Né en 1513 à Vesoul, alors petite cité du comté de Bourgogne, Simon Renard est issu d’une ancienne famille locale, les Renard de Bermont. Son père, Thiébaud Regnard, est gouverneur de la seigneurie de Marast en 1515, tandis que sa mère, Jeanne de Bleigney, donne à son époux cinq enfants, dont deux sont entrés au service de l’empereur. Doté d’évidentes qualités pour manier le verbe, Simon Renard fréquente des écoles de Vesoul avant de rejoindre l’université de Dole où il étudie le droit. À l’image de nombre de ses camarades, il choisit de poursuivre sa formation à Louvain, où est alors instruite l’élite de l’administration impériale.

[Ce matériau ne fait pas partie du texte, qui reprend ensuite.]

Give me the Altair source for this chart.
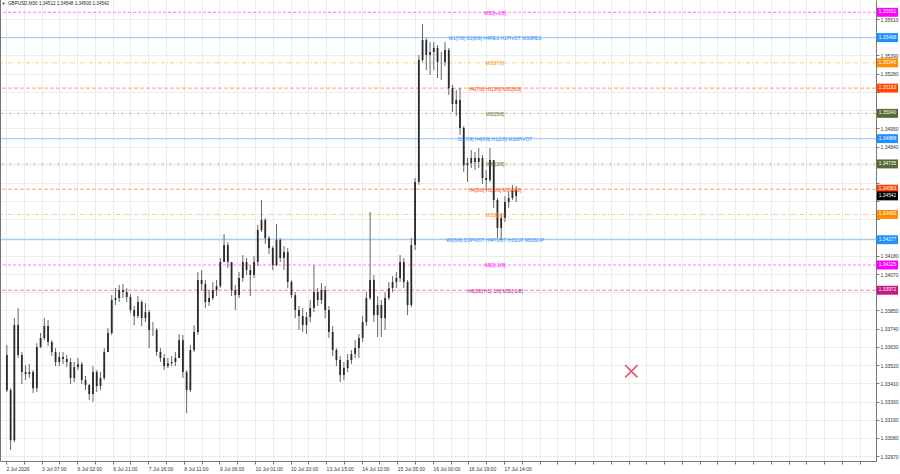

Fait docteur en droit, il retourne à Vesoul afin d’exercer la profession d’avocat dans le bailliage d’Amont. Il s’installe dans sa ville natale, en une belle demeure qui porte encore son nom. Très vite, il est nommé lieutenant général du bailliage, plus haute fonction militaire et juridique. Mais ses années passées à l’université de Dole et à Louvain se rappellent bientôt à lui. Dans ces établissements, il a en effet fait la connaissance d’Antoine de Granvelle, qui repère immédiatement chez ce dernier ses talents d’éloquence et son habileté à manier les hommes.

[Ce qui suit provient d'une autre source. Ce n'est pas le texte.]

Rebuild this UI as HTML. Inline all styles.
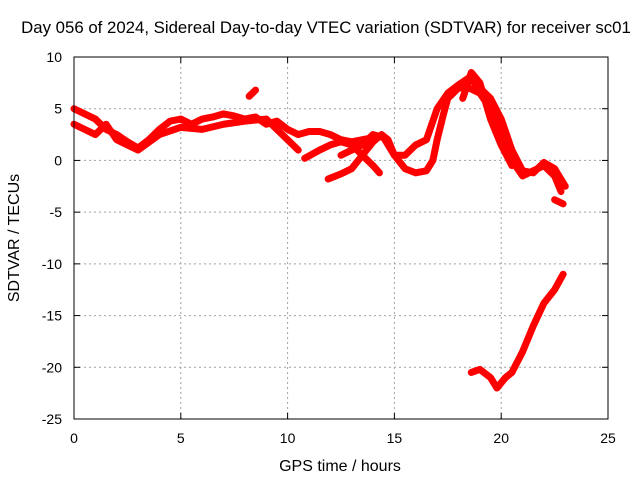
<!DOCTYPE html>
<html><head><meta charset="utf-8"><style>
body{margin:0;background:#fff}
svg{display:block;font-family:"Liberation Sans",sans-serif}
</style></head><body>
<svg id="chart" width="640" height="480" xmlns="http://www.w3.org/2000/svg">
<rect x="0" y="0" width="640" height="480" fill="#fff"/>
<text x="326" y="33" font-size="16.8" text-anchor="middle">Day 056 of 2024, Sidereal Day-to-day VTEC variation (SDTVAR) for receiver sc01</text>
<g id="grid"></g><g id="ticks"></g><g id="series"></g>
<rect x="74" y="57" width="534" height="362" fill="none" stroke="#000"/>
<text x="340" y="471" font-size="16" text-anchor="middle">GPS time / hours</text>
<text transform="translate(19,238) rotate(-90)" font-size="16" text-anchor="middle">SDTVAR / TECUs</text>
</svg>
<script>
const xTicks=[0,5,10,15,20,25];
const yTicks=[10,5,0,-5,-10,-15,-20,-25];
const traceA=[[0,5],[0.5,4.5],[1,4],[1.5,3],[2,2.5],[2.5,1.8],[3,1.2],[3.5,2],[4,3],[4.5,3.8],[5,4],[5.5,3.5],[6,4],[6.5,4.2],[7,4.5],[7.5,4.3],[8,4],[8.5,4.2],[9,3.5],[9.5,3.8],[10,3],[10.5,2.5],[11,2.8],[11.5,2.8],[12,2.5],[12.5,2],[13,1.8],[13.5,2],[14,2.2]];
const traceB=[[0,3.5],[0.5,3],[1,2.5],[1.5,3.5],[2,2],[2.5,1.5],[3,1],[4,2.5],[5,3.2],[6,3],[7,3.5],[8,3.8],[9,4],[9.5,3],[10,2],[10.5,1]];
const traceC=[[10.8,0.2],[11.5,1],[12,1.5],[12.5,1.8],[13,1.5],[13.5,0.5],[14,-0.5],[14.3,-1.2]];
const traceD=[[11.9,-1.8],[12.5,-1.3],[13,-0.8],[13.5,0.5],[14,1.8],[14.4,2.5],[14.7,2],[15,0.5],[15.5,-0.8],[16,-1.2],[16.5,-1],[16.8,0],[17,2],[17.3,4.5],[17.5,6],[18,7],[18.5,7],[19,6.5],[19.5,5],[20,3],[20.5,0],[21,-1.5],[21.5,-1],[22,-0.5],[22.5,-1.5],[22.8,-3]];
const traceE=[[12.5,0.5],[13,1],[13.5,1.5],[14,2.5],[14.5,2.2],[15,0.5],[15.5,0.5],[16,1.5],[16.5,2],[17,5],[17.5,6.5],[18,7.3],[18.5,8],[19,7],[19.5,6],[20,4],[20.5,1],[21,-1],[21.5,-1.2],[22,-0.2],[22.5,-0.8],[23,-2.5]];
const traceF=[[18.2,6],[18.6,8.5],[19,7.5],[19.5,4],[20,1.5],[20.5,-0.5]];
const traceG=[[22.5,-3.8],[22.9,-4.2]];
const traceH=[[8.2,6.2],[8.5,6.8]];
const traceI=[[18.6,-20.5],[19,-20.2],[19.5,-21],[19.8,-22],[20.2,-21],[20.5,-20.5],[21,-18.5],[21.5,-16],[22,-13.8],[22.5,-12.5],[22.9,-11]];
const traces=[traceA,traceB,traceC,traceD,traceE,traceF,traceG,traceH,traceI];
const NS='http://www.w3.org/2000/svg';
const X0=74,X1=608,Y0=57,Y1=419;
function sx(t){return X0+(t-0)/(25-0)*(X1-X0);}
function sy(v){return Y1-(v+25)/(35)*(Y1-Y0);}
const grid=document.getElementById('grid'),ticks=document.getElementById('ticks'),ser=document.getElementById('series');
function mk(tag,attrs,parent){const e=document.createElementNS(NS,tag);for(const k in attrs)e.setAttribute(k,attrs[k]);parent.appendChild(e);return e;}
xTicks.forEach(t=>{const x=sx(t);
 if(t>0&&t<25){const g=mk('line',{x1:x,x2:x,y1:Y0,y2:Y1,stroke:'#a0a0a0','stroke-dasharray':'2,3'},grid);}
 const l=mk('text',{x:x,y:443,'font-size':14,'text-anchor':'middle'},ticks);l.textContent=t;
 
 mk('line',{x1:x,x2:x,y1:Y1,y2:Y1-6,stroke:'#000'},ticks);mk('line',{x1:x,x2:x,y1:Y0,y2:Y0+6,stroke:'#000'},ticks);});
yTicks.forEach(v=>{const y=sy(v);
 if(v<10&&v>-25){const g=mk('line',{x1:X0,x2:X1,y1:y,y2:y,stroke:'#a0a0a0','stroke-dasharray':'2,3'},grid);}
 const l=mk('text',{x:62,y:y+5,'font-size':14,'text-anchor':'end'},ticks);l.textContent=v;
 
 mk('line',{x1:X0,x2:X0+6,y1:y,y2:y,stroke:'#000'},ticks);mk('line',{x1:X1,x2:X1-6,y1:y,y2:y,stroke:'#000'},ticks);});
traces.forEach(tr=>{const p=mk('polyline',{points:tr.map(d=>sx(d[0])+','+sy(d[1])).join(' '),fill:'none',stroke:'#ff0000','stroke-width':7,'stroke-linejoin':'round','stroke-linecap':'round'},ser);
 });
</script>
</body></html>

Grâce à la protection du père (Nicolas Perrenot de Granvelle) et de son fils, alors évêque d’Arras, Simon Renard est nommé gouverneur provisoire du duché de Milan. Il est présent à la bataille de Mühlberg le 24 avril 1547, ce qui lui vaut de devenir maître des requêtes ordinaires de l’hôtel de l’empereur. Il siège à la diète d’Augsbourg en 1547-1548, puis est institué comte palatin par Charles Quint en janvier 1548. Très adroit, maniant parfaitement le verbe, il s’impose dans le milieu diplomatique : s’il est d’abord honoré d’une ambassade à la cour de France, il est ensuite choisi pour représenter l’empereur à la cour d’Angleterre. C’est notamment en cette qualité qu’il fait signer le traité de Vaucelles entre Henri VIII et l’Espagne en 1556. Toutefois, c’est surtout pour le mariage entre l’infant Philippe d’Espagne (futur Philippe II) et Marie Tudor qu’il laisse sa marque politique, car il participe activement aux discussions complexes qui précèdent cette union, conclue en 1554.

« C’était un homme fort habile, ardent, beau parleur, mais railleur et turbulent »1, écrit l’abbé Boisot pour décrire Simon Renard, évoquant ainsi en filigrane la fin tragique de cet ambassadeur. Antoine de Granvelle, son plus ancien ami, celui qui avait fait, avec son père, sa fortune et sa réputation, est devenu son plus proche ennemi, convaincu d’avoir été trahi par lui au fil de ses ambassades et négociations. Le 8 août 1573, à Madrid, après 22 années passées au service de l’Empire, Simon Renard s’éteint, seul, abandonné de tous, dans la cellule d’une prison. Ce décès est encore aujourd’hui l’objet de discussions : suicide ? assassinat ? Victor Hugo joue de ce mystère dans sa pièce Marie Tudor, dessinant ainsi, pour l’éternité, un être nimbé d’ombres et de lumières.

Notes :
1 – BM Besançon, Ms 1244, Lettre de l’abbé Jean-Baptiste Boisot à Pelisson, « Sur un projet de biographie du cardinal de Granvelle », p. 106 (manuscrit en ligne sur “Mémoire vive”).